【2023〜2025年の労働時間制度の変更点】 ― 割増率・上限規制・運用強化を一枚で理解する ―
2023年から2025年にかけて、労働時間や残業の扱いに関する重要な制度変更が段階的に行われています。
特に中小企業は、「いつ・何が変わったのか」「自社が対象なのか」が分かりにくく、誤解しやすい領域です。

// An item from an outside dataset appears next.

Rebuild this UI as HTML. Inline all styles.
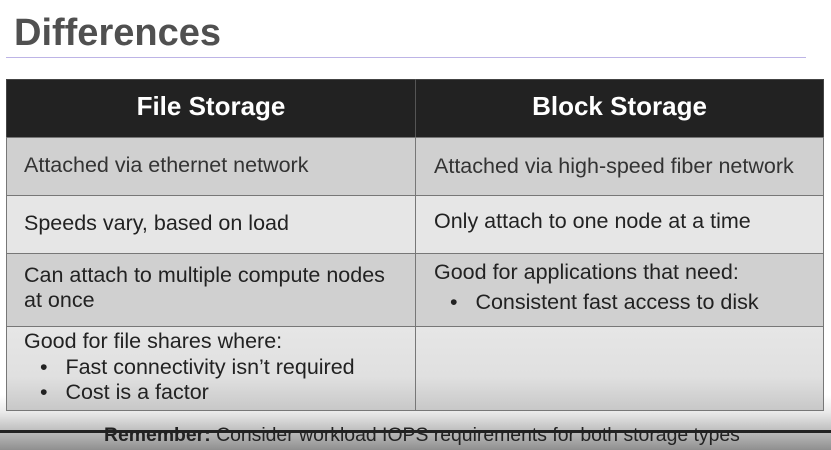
<!DOCTYPE html>
<html><head><meta charset="utf-8"><style>
body{margin:0;width:831px;height:450px;overflow:hidden;position:relative;font-family:"Liberation Sans",sans-serif;background:linear-gradient(#fff 0,#fff 395px,#eaeaea 412px,#a8a8a8 440px,#8f8f8f 450px);}
.a{position:absolute;white-space:nowrap}
.t{font-size:21.5px;color:#222}
.c{position:absolute;box-sizing:border-box;border:1px solid #777}
</style></head><body>
<div class="a" style="left:14px;top:12px;font-size:38px;font-weight:bold;color:#505050">Differences</div>
<div class="a" style="left:6px;top:57px;width:800px;height:1px;background:#bdb4e6"></div>
<div class="c" style="left:6px;top:79px;width:818px;height:59px;background:#222;border-color:#444"></div>
<div class="a" style="left:415px;top:79px;width:1px;height:59px;background:#555"></div>
<div class="a" style="left:6px;top:91px;width:410px;text-align:center;color:#fff;font-weight:bold;font-size:26px">File Storage</div>
<div class="a" style="left:415px;top:91px;width:409px;text-align:center;color:#fff;font-weight:bold;font-size:26px">Block Storage</div>
<div class="c" style="left:6px;top:137px;width:410px;height:59px;background:#d0d0d0"></div>
<div class="c" style="left:415px;top:137px;width:409px;height:59px;background:#d0d0d0"></div>
<div class="c" style="left:6px;top:195px;width:410px;height:59px;background:#e6e6e6"></div>
<div class="c" style="left:415px;top:195px;width:409px;height:59px;background:#e6e6e6"></div>
<div class="c" style="left:6px;top:253px;width:410px;height:74px;background:#d0d0d0"></div>
<div class="c" style="left:415px;top:253px;width:409px;height:74px;background:#d0d0d0"></div>
<div class="c" style="left:6px;top:326px;width:410px;height:85px;background:linear-gradient(#e6e6e6,#e0e0e0 60%,#c8c8c8)"></div>
<div class="c" style="left:415px;top:326px;width:409px;height:85px;background:linear-gradient(#e6e6e6,#e0e0e0 60%,#c8c8c8)"></div>
<div class="a t" style="left:24px;top:153px;color:#333">Attached via ethernet network</div>
<div class="a t" style="left:434px;top:154px;color:#333">Attached via high-speed fiber network</div>
<div class="a t" style="left:24px;top:211px">Speeds vary, based on load</div>
<div class="a t" style="left:434px;top:209px">Only attach to one node at a time</div>
<div class="a t" style="left:24px;top:263px">Can attach to multiple compute nodes</div>
<div class="a t" style="left:24px;top:288px">at once</div>
<div class="a t" style="left:434px;top:260px">Good for applications that need:</div>
<div class="a t" style="left:450px;top:290px">•&nbsp;&nbsp; Consistent fast access to disk</div>
<div class="a t" style="left:24px;top:329px">Good for file shares where:</div>
<div class="a t" style="left:40px;top:355px">•&nbsp;&nbsp; Fast connectivity isn’t required</div>
<div class="a t" style="left:40px;top:380px">•&nbsp;&nbsp; Cost is a factor</div>
<div class="a" style="left:0;top:430px;width:831px;height:3px;background:#222"></div>
<div class="a" style="left:104px;top:424px;font-size:19.4px;color:#222"><b>Remember:</b> Consider workload IOPS requirements for both storage types</div>
</body></html>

本稿では、“割増率”と“残業時間の上限規制”を分けて理解できるように再編成し、経営者・実務担当者が押さえるべきポイントを整理しました。
■ 1.まず押さえるべき全体像
労働時間まわりの制度変更は、大きく3つに分類できます。
① 割増賃金率の変更(給与計算に関係)
② 残業時間の上限規制(働かせ方に関係)
③ 運用ルールの厳格化(管理職・裁量労働制など)
それぞれの発生時期がズレているため、混乱が生じやすくなっています。
■ 2.【割増率】が変わったのは“2023年のみ”
◎ 2023年4月:月60時間超の残業は「割増率50%」が中小企業にも適用
| 項目 | 内容 |
|---|---|
| 対象 | 中小企業すべて |
| 改正内容 | 月60時間超の時間外労働 → 割増50% |
| 従来 | 大企業のみ50%、中小企業は25%だった |
| 影響 | 給与計算・36協定・固定残業制度の見直し |
▶ 「割増率の適用範囲の拡大」は2023年が唯一の該当。
▶ 2024年・2025年には“割増率の追加変更”はありません。
■ 3.【上限規制】の適用は“2024年から本格化”
2024年から、これまで猶予されていた業種にも「残業時間の上限規制」が適用されました。
これは“割増率”とはまったく別の制度です。
◎ 2024年4月:特定業種に上限規制が適用
| 対象業種 | 主な内容 |
|---|---|
| 建設業 | 年720時間が上限(例外の厳格化) |
| 運送業(自動車運転業務) | 年960時間まで |
| 医師 | 健康確保措置の義務化 |
▶ 「働かせ方」そのものを制限する内容で、割増率とは別物。
▶ 36協定、シフト、休憩・休日管理の見直しが必要。
■ 4.【2025年】は“割増率ではなく運用の厳格化”
2025年に「割増率が上がる」などの法改正はありません。
しかし、実務レベルでは以下の“運用強化”が明確に進みます。
◎ 2025年の重要ポイント(新制度ではなく、適用運用の強化)
管理監督者の基準の厳格判断(名ばかり管理職の否定)
深夜・休日労働の区分管理の明確化
労働時間の電子管理(PCログ、ICカード等)の適正利用
副業・兼業者の労働時間通算ルールの整備
裁量労働制の適正運用チェック
特別条項付き36協定の「実態確認」強化
▶ 制度そのものではなく“適用の実務が厳しくなる”年と理解するのが正確。
■ 5.経営者が押さえるべき実務ポイント(2025年対応)
【1】給与計算の確認(割増率50%対応は済んでいるか)
月60時間超の残業は正しく50%計算されているか
固定残業代と実残業時間の整合性が取れているか
【2】働き方の見直し(上限規制対応)
業種特有の上限に該当しないか
36協定の内容が実態と一致しているか
【3】管理職の扱い(最重要)
管理監督者の基準判定に問題がないか
裁量労働制の文書・協議の整備
【4】労働時間の電子記録の扱い
PCログ/勤怠記録のどちらを正とするかルール化
労働時間の二重管理の危険がないか
■ 6.まとめ
「割増率が変わった」のは2023年のみ。
「上限規制」は2024年から本格適用。
「2025年」は制度変更というより“運用が厳しくなる年”。
制度の理解が曖昧なまま放置すると、給与計算の誤り、固定残業代の無効化、名ばかり管理職の指摘など、会社にとって大きなリスクにつながります。
会社の状況に合わせて、労務・税務・人事の観点から総合的な見直しを行うことが重要です。